Your role, utility, authority and any power you have derive from being a lawyer. Be one.

10. Be nice

Above all be nice. Define your role and fight for your budget by all means. Hold your ground and do all of those other things we have talked about. You will be under pressure, you will be criticised and you may incur the wrath of those who do not get what they want. But all this time, as you do your job well and properly, you should never take the bait or you will lose. You are in a special, privileged and unique position. It is one that others cannot fully comprehend. If you become angry, sarcastic or patronising you will always lose something.
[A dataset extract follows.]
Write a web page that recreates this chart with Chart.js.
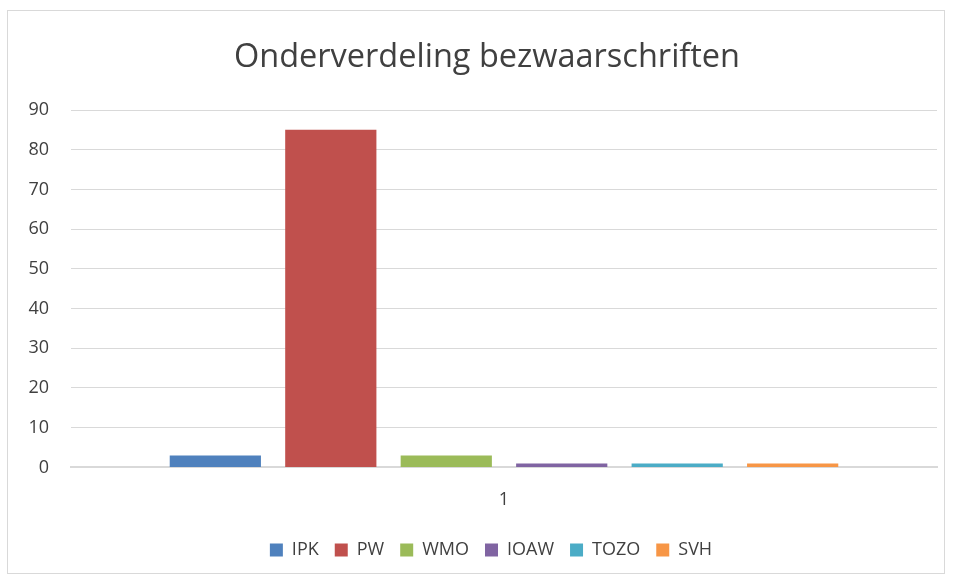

Some who you need to help will circumvent you. Some who need your help and never get it will fail. Others will undermine you. You cannot always have time for everyone at the drop of a hat but you can find a way to organise things, prioritise and schedule in time wherever possible. If I may quote Patrick Swayze in the partly excellent film Road House: ‘If someone gets in your face and calls you a ________, be nice. Ask him to walk, be nice. I want you to remember that it’s a job. It’s nothing personal.’

I’m not saying I did or achieved all of these. Far from it. It’s precisely because I didn’t that I have a view on what I would try to do next time – fuelled by the success of my successor in doing so. They are all difficult but they are not insurmountable. I hope they are helpful. You may remain the monkey but who knows, maybe your circus might really become the Greatest Show on Earth after all.